Copy verbatim the block of lines in the entries below whose first line contains "Output the Python" and whose last line contains "plt.rcParams['font.family'] = ['Liberation". Leave out all other lines.

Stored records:
--*--
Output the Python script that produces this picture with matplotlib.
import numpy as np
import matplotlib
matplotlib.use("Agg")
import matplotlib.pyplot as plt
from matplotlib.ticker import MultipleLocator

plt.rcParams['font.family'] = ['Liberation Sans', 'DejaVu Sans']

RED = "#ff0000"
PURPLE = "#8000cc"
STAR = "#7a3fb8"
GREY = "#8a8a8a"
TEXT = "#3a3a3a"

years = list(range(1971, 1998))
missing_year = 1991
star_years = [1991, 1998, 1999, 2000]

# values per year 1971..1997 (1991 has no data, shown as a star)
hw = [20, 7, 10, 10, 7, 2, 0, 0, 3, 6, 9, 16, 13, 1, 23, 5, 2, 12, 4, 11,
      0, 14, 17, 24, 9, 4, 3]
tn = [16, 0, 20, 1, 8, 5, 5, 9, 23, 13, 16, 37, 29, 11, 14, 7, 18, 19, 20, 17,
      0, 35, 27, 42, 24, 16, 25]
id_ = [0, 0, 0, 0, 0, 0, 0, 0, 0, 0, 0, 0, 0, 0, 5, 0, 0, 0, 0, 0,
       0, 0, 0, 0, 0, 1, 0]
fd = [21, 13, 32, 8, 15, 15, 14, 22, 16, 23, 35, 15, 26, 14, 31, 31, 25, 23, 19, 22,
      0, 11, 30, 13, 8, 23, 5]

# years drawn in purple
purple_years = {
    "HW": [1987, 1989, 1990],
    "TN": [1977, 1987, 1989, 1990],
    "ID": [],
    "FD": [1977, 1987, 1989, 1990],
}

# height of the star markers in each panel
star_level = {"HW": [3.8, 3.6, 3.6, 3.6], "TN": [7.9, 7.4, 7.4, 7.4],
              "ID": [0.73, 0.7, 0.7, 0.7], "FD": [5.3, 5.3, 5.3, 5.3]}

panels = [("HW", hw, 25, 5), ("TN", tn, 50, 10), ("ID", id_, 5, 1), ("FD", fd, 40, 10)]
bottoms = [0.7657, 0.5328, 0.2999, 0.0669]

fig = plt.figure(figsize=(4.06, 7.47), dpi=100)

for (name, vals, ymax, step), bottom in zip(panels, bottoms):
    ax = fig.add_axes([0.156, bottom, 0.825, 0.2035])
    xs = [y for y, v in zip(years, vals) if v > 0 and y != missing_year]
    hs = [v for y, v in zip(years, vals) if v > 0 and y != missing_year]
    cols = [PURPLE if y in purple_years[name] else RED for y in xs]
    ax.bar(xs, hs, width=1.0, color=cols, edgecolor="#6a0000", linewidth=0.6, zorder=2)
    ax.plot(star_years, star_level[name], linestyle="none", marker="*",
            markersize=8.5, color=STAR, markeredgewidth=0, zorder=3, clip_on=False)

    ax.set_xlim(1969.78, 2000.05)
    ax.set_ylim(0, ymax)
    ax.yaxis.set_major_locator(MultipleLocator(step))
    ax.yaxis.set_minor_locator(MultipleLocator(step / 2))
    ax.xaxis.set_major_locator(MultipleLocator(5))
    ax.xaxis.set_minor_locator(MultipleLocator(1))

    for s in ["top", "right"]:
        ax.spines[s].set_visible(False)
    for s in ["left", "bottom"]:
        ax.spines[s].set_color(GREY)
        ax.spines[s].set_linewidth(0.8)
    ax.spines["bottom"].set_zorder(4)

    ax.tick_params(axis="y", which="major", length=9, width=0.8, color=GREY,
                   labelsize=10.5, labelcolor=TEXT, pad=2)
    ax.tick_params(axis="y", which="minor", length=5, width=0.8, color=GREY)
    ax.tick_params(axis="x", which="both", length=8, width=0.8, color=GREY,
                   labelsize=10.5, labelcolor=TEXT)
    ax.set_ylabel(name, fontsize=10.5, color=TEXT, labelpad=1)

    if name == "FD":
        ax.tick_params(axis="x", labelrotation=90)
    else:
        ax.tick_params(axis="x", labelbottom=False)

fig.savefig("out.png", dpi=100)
--*--
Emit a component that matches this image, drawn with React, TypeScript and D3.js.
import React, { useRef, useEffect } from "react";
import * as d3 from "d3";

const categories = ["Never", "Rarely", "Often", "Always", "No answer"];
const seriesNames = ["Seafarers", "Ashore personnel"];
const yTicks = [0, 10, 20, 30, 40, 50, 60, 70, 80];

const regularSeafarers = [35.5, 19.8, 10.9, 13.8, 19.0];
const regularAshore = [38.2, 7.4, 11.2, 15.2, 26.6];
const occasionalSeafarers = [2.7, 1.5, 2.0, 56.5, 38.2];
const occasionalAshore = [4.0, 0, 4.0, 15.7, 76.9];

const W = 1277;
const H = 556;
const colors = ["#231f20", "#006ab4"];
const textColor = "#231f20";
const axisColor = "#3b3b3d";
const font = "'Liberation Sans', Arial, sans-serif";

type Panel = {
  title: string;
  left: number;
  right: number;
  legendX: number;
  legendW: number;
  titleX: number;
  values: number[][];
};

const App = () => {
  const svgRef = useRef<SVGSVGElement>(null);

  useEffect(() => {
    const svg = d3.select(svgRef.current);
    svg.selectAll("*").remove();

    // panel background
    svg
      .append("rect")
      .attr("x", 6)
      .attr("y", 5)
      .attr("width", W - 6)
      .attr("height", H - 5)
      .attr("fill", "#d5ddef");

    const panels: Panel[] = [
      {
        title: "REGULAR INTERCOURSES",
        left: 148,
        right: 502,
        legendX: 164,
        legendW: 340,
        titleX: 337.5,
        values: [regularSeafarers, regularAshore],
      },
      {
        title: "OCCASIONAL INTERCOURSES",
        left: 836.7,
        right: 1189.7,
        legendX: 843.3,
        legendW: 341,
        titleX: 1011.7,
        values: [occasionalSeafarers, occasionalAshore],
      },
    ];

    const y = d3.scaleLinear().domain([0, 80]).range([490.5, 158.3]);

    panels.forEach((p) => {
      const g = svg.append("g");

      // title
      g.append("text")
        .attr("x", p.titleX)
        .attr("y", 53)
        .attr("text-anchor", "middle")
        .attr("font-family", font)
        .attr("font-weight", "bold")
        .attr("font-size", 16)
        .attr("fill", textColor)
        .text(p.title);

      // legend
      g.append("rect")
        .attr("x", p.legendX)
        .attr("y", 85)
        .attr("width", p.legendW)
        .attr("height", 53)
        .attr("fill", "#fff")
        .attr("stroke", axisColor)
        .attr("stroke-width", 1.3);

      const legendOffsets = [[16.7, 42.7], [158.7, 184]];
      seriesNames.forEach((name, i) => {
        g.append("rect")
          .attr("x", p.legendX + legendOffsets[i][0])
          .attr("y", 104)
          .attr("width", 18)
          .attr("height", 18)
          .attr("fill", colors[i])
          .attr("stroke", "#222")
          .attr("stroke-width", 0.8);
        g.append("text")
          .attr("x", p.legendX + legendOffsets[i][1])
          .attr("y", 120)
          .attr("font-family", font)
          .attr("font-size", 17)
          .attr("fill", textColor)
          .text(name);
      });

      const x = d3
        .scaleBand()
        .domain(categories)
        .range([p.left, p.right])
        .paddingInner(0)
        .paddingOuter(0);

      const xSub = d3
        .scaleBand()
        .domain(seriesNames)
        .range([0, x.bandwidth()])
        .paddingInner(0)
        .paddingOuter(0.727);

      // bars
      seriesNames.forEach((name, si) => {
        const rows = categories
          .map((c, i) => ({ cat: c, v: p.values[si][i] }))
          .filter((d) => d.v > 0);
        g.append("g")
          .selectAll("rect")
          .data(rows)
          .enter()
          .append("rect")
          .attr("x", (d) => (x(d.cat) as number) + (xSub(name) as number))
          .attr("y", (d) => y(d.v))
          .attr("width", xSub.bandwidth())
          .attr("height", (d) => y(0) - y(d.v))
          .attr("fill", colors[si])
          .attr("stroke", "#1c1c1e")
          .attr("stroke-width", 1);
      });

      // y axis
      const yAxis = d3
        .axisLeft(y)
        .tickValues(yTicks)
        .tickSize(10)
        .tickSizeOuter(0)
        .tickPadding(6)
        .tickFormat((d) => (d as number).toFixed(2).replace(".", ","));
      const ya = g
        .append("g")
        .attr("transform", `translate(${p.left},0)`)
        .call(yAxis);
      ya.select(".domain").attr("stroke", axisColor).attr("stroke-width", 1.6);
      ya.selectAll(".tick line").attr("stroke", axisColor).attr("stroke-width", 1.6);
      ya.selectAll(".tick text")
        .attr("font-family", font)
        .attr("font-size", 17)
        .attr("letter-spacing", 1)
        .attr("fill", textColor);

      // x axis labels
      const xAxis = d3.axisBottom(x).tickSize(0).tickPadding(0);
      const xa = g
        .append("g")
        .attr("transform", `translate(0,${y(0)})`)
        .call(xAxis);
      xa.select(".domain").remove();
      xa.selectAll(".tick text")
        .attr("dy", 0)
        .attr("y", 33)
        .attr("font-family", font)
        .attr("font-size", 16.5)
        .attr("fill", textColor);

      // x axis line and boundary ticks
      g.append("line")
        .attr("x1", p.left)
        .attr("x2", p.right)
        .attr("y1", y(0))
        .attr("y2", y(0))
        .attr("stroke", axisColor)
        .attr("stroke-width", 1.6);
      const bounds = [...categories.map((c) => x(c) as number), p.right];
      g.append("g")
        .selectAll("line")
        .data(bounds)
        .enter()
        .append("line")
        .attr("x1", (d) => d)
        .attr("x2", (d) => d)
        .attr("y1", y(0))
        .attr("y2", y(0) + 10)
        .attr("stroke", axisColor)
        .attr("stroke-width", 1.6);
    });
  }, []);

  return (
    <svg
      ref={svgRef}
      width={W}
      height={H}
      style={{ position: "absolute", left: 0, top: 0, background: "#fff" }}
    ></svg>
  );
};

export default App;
--*--
OUTPUT OF THE TASK:
Output the Python script that produces this picture with matplotlib.
import numpy as np
import matplotlib
matplotlib.use("Agg")
import matplotlib.pyplot as plt
from matplotlib.ticker import MultipleLocator

plt.rcParams['font.family'] = ['Liberation Sans', 'DejaVu Sans']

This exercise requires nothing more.